Union president defends teacher absences

CHARLESTON, W.Va. — The president of a West Virginia teachers union is defending educators who use days off that they’ve earned.

Dale Lee

“Teachers get sick too,” West Virginia Education Association President Dale Lee said during a Monday appearance on MetroNews “Talkline.”

Lee said those teachers have responsibilities at home like other residents.

“Many of them have aging parents they are caring for. They (WV teachers) are 70 percent female so when they have a baby they are going to have to miss,” Lee said.

Numbers released last week by the state Department of Education, which didn’t include maternity leave, showed 53 percent of teachers missed more than 10 days of work last year while 11 percent missed more than 20 days. It’s the latter number that Lee said he wants to get a closer look at.

“We’re not talking about the teacher that has to miss because they have the flu.
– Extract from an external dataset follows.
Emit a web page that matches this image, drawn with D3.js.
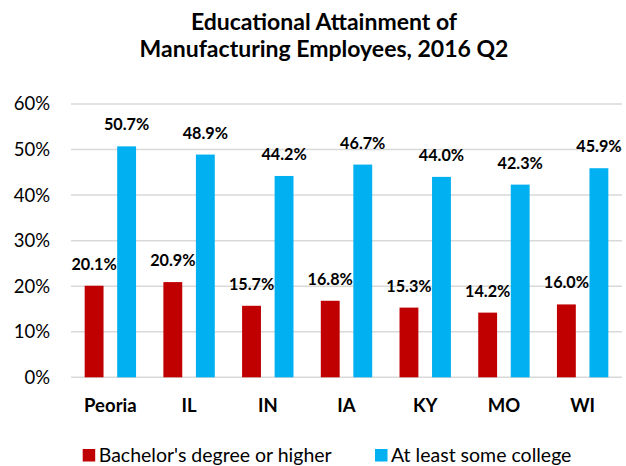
<!DOCTYPE html>
<html>
<head>
<meta charset="utf-8">
<script src="https://cdn.jsdelivr.net/npm/d3@7"></script>
<style>
    body { margin: 0; background: #fff; }
    svg { display: block; font-family: Lato, "Open Sans", sans-serif; }
</style>
</head>
<body>
<div id="chart"></div>
<script>
const categories = ["Peoria", "IL", "IN", "IA", "KY", "MO", "WI"]
const seriesNames = ["Bachelor's degree or higher", "At least some college"]
const bachelors = [20.1, 20.9, 15.7, 16.8, 15.3, 14.2, 16.0]
const someCollege = [50.7, 48.9, 44.2, 46.7, 44.0, 42.3, 45.9]
const yTicks = [0, 10, 20, 30, 40, 50, 60]
const titleLines = ["Educational Attainment of", "Manufacturing Employees, 2016 Q2"]

const colors = ["#c00000", "#00b0f0"]
const width = 626
const height = 466
const plot = { left: 71, right: 622, top: 104, bottom: 377.3 }

const rows = categories.map((c, i) => ({ cat: c, values: [bachelors[i], someCollege[i]] }))

const svg = d3.select("#chart")
    .append("svg")
    .attr("width", width)
    .attr("height", height)

/* TITLE */
svg.append("g")
    .selectAll("text")
    .data(titleLines)
    .enter()
    .append("text")
    .attr("x", 324)
    .attr("y", (d, i) => 29.5 + i * 27)
    .attr("text-anchor", "middle")
    .style("font-size", "23px")
    .style("font-weight", "bold")
    .attr("fill", "#000")
    .text(d => d)

/* SCALES */
const x0 = d3.scaleBand()
    .domain(categories)
    .range([plot.left, plot.right])

const x1 = d3.scaleBand()
    .domain([0, 1])
    .range([0, x0.bandwidth()])
    .paddingInner(0.42)
    .paddingOuter(0.42)

const y = d3.scaleLinear()
    .domain([0, 60])
    .range([plot.bottom, plot.top])

/* GRID LINES */
svg.append("g")
    .selectAll("line")
    .data(yTicks)
    .enter()
    .append("line")
    .attr("x1", plot.left)
    .attr("x2", plot.right)
    .attr("y1", d => y(d))
    .attr("y2", d => y(d))
    .attr("stroke", "#d9d9d9")
    .attr("stroke-width", 1.5)

/* Y AXIS LABELS */
const yAxis = svg.append("g")
    .attr("transform", `translate(${plot.left}, 0)`)
    .call(d3.axisLeft(y).tickValues(yTicks).tickFormat(d => d + "%").tickSize(0).tickPadding(21))
yAxis.select(".domain").remove()
yAxis.selectAll("text")
    .style("font-size", "18.5px")
    .style("font-family", "Lato, sans-serif")
    .attr("fill", "#000")

/* X AXIS LABELS */
const xAxis = svg.append("g")
    .attr("transform", `translate(0, ${plot.bottom})`)
    .call(d3.axisBottom(x0).tickSize(0).tickPadding(0))
xAxis.select(".domain").remove()
xAxis.selectAll("text")
    .attr("dy", null)
    .attr("y", 34.5)
    .style("font-size", "18.5px")
    .style("font-weight", "bold")
    .style("font-family", "Lato, sans-serif")
    .attr("fill", "#000")

/* BARS */
const groups = svg.append("g")
    .selectAll("g")
    .data(rows)
    .enter()
    .append("g")
    .attr("transform", d => `translate(${x0(d.cat)}, 0)`)

groups.selectAll("rect")
    .data(d => d.values)
    .enter()
    .append("rect")
    .attr("x", (d, i) => x1(i))
    .attr("width", x1.bandwidth())
    .attr("y", d => y(d))
    .attr("height", d => y(0) - y(d))
    .attr("fill", (d, i) => colors[i])

/* DATA LABELS */
groups.selectAll("text")
    .data(d => d.values)
    .enter()
    .append("text")
    .attr("x", (d, i) => x1(i) + x1.bandwidth() / 2)
    .attr("y", d => y(d) - 16)
    .attr("text-anchor", "middle")
    .style("font-size", "16.2px")
    .style("font-weight", "bold")
    .attr("fill", "#000")
    .text(d => d.toFixed(1) + "%")

/* LEGEND */
const legendX = [82.7, 375]
const legend = svg.append("g")
    .selectAll("g")
    .data(seriesNames)
    .enter()
    .append("g")
    .attr("transform", (d, i) => `translate(${legendX[i]}, 449)`)

legend.append("rect")
    .attr("width", 12.5)
    .attr("height", 12.5)
    .attr("fill", (d, i) => colors[i])

legend.append("text")
    .attr("x", 16)
    .attr("y", 13)
    .style("font-size", "19.5px")
    .attr("fill", "#000")
    .text(d => d)
</script>
</body>
</html>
We’re really honing in on that 11 percent and that’s where I have to get more information. I have to see if those are consecutive days or illnesses. There are reasons for that,” Lee said.

Lee said like in any other workplace there are some who abuse the system.

“You deal with those individuals on an individual basis,” Lee said. “You don’t paint the whole system as bad or abusing it because maybe a few are.”

Teachers get 15 days a year. State lawmakers approved an incentive earlier this year that will pay teachers $500 at the end of the school year if they only absent a handful of days. Lee said Monday that’s probably not enough to move the needle on the numbers. Lee wants lawmakers to return to a pre-2015 plan that allowed teachers to exchange their banked days for benefits like extra service time.

“If they were hired after 2015 they can’t save their days and use them for anything,” he said.

Lee said the numbers also have to do with what teachers are paid. He said teachers would likely take more days off until they are paid what “they deserve where we can attract people into the profession.”

Lee said the millions of dollars spent on substitute teachers each year also has to do with teacher vacancies not filled because of low pay.

State lawmakers have approved separate five percent pay raises for teachers each of the last two years.